What needs to be done - Gather every line from the entries below that includes "with".

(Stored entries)
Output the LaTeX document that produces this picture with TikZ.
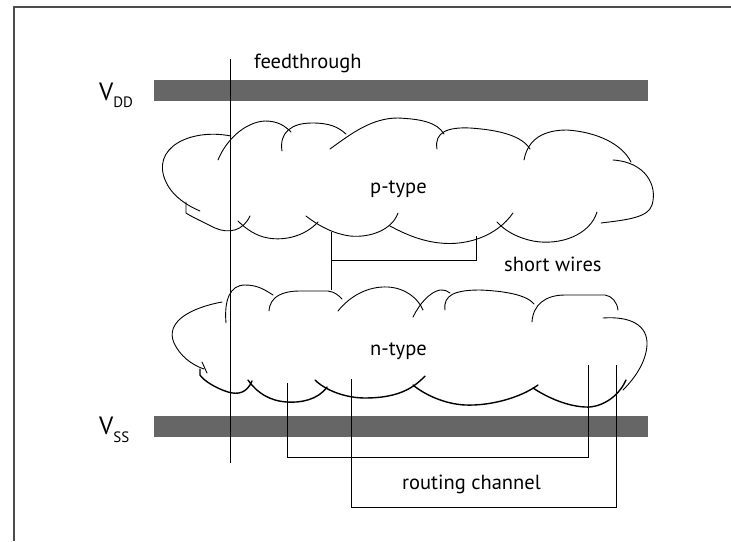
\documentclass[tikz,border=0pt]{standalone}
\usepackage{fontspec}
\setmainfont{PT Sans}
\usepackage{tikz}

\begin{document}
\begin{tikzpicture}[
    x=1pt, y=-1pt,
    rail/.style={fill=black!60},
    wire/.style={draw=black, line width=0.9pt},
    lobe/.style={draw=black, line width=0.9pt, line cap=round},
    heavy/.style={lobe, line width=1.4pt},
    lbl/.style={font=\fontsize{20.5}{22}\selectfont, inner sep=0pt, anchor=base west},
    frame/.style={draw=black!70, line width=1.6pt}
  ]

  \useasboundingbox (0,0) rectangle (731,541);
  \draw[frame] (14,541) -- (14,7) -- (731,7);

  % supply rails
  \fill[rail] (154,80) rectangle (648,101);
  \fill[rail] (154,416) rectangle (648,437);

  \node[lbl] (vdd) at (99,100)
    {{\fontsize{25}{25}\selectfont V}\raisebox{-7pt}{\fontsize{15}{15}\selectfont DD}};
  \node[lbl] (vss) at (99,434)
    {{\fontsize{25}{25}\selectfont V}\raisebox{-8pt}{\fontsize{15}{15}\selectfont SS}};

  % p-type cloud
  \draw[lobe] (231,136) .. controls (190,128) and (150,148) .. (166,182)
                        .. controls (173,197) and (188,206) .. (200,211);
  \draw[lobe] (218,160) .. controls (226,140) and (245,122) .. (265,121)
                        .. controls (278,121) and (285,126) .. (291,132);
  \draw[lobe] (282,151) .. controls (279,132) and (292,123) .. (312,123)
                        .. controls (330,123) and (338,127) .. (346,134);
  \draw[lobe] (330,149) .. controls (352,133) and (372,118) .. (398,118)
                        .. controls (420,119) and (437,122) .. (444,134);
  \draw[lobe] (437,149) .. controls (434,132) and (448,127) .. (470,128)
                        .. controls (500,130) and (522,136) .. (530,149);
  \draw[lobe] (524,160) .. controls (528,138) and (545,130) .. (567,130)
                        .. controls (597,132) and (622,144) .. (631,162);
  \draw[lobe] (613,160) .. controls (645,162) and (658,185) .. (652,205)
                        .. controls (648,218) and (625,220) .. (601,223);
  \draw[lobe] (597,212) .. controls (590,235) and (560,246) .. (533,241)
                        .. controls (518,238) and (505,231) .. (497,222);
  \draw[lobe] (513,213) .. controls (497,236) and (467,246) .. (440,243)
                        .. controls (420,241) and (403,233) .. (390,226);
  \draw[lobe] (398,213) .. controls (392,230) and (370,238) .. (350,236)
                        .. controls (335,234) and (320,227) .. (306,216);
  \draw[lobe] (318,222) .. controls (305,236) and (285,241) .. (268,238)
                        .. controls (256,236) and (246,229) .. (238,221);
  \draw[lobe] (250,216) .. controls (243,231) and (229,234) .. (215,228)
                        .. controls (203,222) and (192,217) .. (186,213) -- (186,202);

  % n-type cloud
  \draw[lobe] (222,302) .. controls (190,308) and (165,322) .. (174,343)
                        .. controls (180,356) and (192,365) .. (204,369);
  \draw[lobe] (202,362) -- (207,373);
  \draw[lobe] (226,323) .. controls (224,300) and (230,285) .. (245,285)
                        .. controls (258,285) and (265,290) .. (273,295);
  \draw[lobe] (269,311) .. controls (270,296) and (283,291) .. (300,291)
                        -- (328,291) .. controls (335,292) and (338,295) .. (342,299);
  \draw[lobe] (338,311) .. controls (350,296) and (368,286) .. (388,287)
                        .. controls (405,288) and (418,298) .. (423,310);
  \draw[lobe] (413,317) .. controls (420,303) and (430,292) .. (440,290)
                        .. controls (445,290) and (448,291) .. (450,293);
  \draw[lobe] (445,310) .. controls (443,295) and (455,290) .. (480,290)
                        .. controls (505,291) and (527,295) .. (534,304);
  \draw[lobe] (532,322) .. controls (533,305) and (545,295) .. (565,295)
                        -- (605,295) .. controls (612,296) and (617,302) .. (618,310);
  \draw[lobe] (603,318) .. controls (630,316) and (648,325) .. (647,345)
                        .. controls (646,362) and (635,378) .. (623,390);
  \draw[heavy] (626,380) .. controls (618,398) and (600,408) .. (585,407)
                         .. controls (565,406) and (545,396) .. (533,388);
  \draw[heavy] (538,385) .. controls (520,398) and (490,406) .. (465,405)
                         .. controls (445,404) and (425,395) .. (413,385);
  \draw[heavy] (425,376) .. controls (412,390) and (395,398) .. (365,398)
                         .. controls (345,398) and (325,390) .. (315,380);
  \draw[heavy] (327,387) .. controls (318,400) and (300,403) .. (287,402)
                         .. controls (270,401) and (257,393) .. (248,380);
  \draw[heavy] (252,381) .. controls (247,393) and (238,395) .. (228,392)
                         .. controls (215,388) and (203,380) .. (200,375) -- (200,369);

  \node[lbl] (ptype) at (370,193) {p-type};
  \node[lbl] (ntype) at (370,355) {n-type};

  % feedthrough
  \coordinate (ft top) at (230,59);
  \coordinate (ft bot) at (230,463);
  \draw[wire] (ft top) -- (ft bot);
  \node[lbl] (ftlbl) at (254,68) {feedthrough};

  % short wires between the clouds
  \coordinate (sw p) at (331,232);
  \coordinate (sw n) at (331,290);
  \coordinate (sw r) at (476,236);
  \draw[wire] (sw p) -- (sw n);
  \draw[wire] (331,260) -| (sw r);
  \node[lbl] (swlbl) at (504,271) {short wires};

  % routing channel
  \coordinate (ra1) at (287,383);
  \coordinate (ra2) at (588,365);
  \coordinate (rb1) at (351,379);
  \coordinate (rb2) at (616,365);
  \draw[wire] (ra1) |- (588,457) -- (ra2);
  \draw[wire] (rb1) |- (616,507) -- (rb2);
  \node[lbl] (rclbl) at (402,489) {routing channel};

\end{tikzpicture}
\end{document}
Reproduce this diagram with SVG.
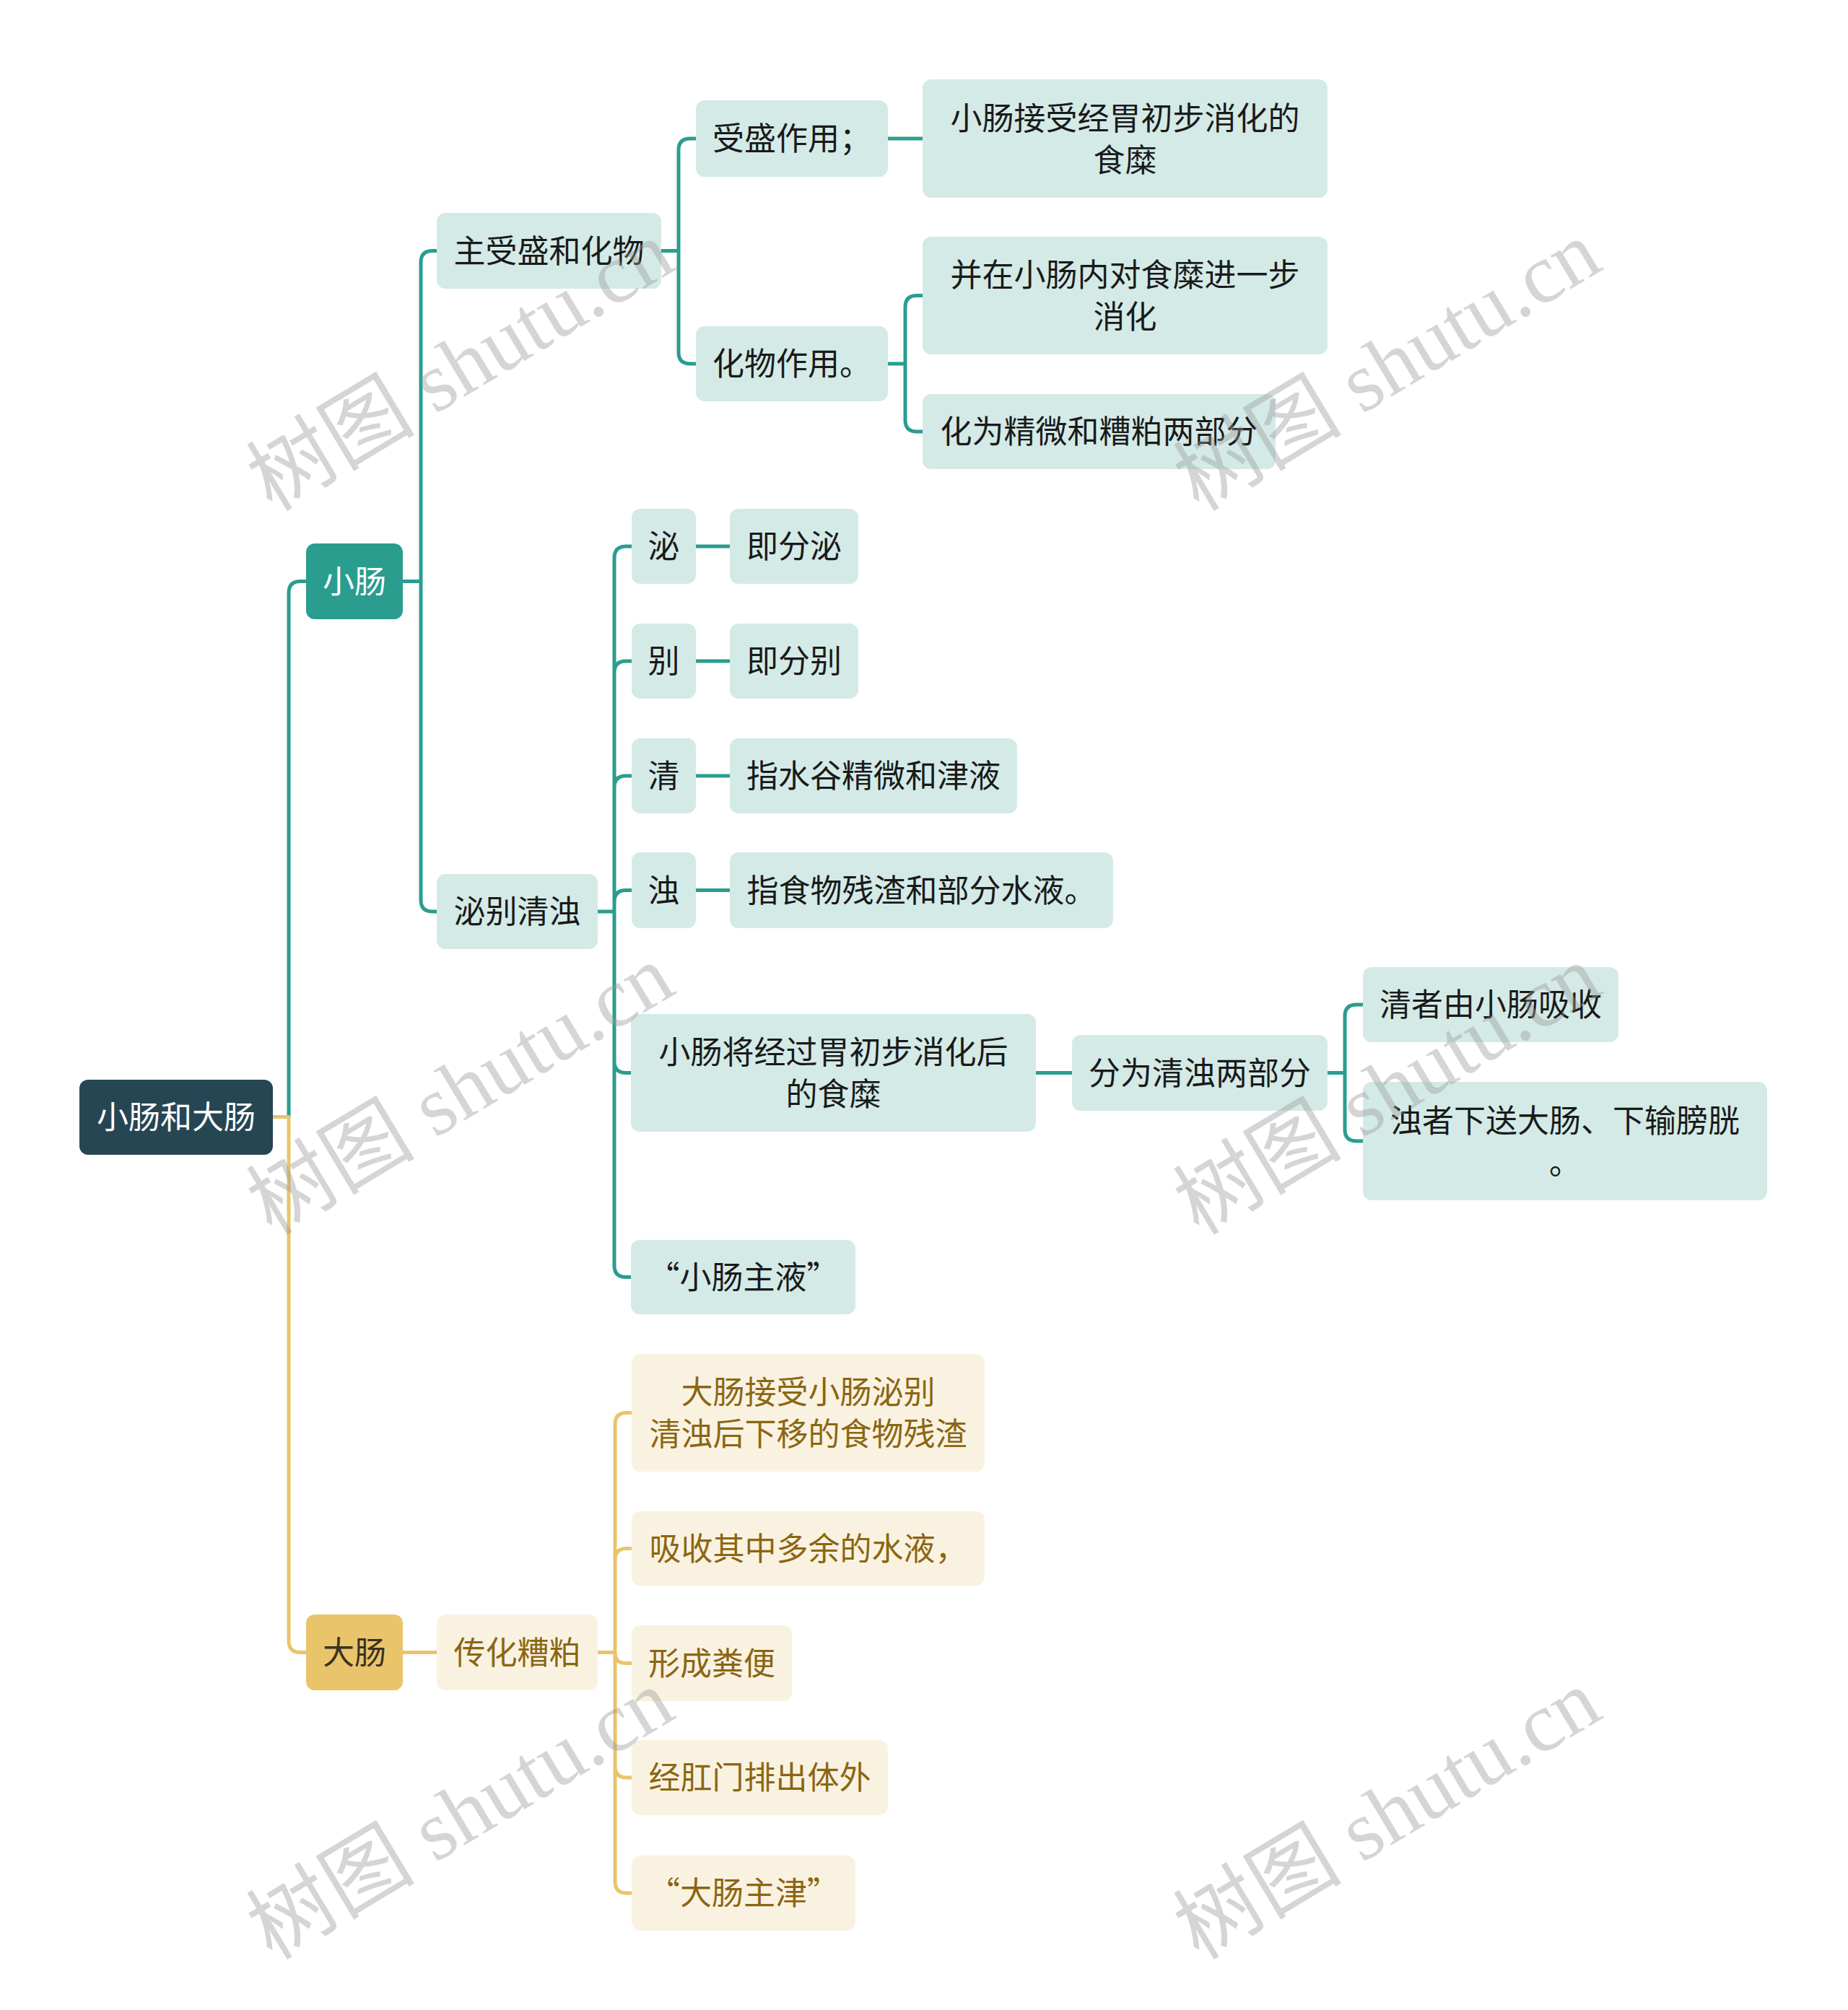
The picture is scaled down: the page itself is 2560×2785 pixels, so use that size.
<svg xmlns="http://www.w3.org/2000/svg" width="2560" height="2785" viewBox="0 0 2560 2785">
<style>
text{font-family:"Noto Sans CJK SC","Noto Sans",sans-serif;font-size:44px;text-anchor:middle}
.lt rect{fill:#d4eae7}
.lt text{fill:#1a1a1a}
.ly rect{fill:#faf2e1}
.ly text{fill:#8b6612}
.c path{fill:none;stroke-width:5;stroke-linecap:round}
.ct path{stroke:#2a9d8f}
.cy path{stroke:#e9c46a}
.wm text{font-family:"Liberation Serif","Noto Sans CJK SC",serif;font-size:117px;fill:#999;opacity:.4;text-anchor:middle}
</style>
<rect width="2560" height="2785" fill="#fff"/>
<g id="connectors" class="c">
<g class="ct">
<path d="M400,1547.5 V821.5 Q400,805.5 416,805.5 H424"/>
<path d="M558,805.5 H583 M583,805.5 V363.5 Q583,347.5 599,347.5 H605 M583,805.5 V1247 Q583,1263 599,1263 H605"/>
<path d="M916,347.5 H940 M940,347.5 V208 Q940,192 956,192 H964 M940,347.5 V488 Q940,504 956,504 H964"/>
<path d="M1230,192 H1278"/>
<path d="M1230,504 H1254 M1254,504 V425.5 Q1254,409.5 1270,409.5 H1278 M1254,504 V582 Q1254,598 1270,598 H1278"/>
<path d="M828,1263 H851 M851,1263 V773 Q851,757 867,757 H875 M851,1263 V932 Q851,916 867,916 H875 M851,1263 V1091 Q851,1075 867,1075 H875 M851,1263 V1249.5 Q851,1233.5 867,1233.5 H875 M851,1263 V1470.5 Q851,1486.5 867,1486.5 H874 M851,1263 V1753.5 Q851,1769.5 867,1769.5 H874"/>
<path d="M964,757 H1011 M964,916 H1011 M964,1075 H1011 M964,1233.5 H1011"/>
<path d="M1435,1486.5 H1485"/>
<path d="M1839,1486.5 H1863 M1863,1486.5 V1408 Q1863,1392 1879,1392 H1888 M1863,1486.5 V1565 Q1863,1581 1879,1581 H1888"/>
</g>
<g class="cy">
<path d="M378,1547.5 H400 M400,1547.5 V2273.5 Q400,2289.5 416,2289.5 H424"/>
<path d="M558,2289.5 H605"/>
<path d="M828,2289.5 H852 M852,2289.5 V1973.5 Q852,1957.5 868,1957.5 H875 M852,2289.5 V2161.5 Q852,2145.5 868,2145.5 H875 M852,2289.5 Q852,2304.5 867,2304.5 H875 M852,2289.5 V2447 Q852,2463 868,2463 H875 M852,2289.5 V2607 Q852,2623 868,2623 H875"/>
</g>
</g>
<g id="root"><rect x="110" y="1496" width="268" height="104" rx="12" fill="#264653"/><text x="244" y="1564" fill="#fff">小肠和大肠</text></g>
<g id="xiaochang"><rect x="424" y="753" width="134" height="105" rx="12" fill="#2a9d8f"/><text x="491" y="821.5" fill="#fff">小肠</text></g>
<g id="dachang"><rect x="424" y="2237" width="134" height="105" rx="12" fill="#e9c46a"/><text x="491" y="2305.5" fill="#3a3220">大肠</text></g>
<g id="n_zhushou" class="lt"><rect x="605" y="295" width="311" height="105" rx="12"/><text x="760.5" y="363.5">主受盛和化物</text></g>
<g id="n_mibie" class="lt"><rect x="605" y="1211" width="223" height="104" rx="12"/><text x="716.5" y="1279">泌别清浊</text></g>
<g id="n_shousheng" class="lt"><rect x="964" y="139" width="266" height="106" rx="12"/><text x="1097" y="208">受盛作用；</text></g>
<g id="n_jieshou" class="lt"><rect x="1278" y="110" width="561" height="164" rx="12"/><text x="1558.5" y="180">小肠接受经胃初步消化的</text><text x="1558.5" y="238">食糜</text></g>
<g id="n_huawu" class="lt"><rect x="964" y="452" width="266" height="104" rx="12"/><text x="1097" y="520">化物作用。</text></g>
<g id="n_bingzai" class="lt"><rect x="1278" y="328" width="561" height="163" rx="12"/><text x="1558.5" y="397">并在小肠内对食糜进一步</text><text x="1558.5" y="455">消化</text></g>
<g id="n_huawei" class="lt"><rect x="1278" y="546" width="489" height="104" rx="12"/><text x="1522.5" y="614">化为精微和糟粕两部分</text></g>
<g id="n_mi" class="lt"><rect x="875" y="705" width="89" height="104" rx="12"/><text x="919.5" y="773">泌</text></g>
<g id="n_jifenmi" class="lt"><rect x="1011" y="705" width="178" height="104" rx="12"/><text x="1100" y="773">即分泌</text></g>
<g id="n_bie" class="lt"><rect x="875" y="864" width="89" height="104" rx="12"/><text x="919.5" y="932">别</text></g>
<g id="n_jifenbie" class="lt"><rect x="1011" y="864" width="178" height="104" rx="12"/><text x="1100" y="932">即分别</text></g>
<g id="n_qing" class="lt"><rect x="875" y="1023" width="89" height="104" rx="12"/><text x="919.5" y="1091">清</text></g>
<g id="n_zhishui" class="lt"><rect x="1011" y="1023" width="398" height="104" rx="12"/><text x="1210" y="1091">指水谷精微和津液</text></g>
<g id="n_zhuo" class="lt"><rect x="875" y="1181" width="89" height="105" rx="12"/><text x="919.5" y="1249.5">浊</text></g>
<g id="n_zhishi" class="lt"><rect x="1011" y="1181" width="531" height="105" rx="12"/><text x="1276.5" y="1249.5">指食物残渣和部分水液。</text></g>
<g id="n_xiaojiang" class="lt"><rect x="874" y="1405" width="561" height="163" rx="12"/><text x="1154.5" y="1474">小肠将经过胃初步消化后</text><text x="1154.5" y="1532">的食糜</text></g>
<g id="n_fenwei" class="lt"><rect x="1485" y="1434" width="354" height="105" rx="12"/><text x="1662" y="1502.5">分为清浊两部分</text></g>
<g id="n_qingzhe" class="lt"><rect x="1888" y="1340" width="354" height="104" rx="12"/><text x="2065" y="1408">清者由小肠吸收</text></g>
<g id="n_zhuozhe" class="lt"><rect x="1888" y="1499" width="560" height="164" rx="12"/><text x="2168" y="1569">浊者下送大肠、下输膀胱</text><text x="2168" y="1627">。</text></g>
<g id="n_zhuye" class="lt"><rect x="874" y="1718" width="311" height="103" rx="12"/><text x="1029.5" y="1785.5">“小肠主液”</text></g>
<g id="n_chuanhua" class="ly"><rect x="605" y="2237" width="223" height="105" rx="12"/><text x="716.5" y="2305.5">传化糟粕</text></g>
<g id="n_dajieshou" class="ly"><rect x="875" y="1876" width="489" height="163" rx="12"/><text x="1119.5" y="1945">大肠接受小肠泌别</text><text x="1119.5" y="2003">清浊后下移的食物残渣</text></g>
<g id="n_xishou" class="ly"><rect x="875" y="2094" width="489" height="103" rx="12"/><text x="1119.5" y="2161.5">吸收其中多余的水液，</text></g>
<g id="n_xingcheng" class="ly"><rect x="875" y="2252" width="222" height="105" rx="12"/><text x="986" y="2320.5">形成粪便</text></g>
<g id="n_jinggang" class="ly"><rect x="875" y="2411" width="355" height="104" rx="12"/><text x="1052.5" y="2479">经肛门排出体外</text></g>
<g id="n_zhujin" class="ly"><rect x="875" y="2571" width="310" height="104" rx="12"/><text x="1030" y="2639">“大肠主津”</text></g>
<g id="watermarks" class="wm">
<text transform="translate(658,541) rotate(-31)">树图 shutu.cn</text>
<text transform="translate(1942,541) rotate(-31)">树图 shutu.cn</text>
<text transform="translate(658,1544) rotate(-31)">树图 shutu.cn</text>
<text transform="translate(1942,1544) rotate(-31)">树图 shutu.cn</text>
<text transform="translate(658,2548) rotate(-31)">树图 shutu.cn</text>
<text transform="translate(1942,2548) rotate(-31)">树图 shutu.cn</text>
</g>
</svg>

Answer below -
Output the LaTeX document that produces this picture with TikZ.
Reproduce this diagram with SVG.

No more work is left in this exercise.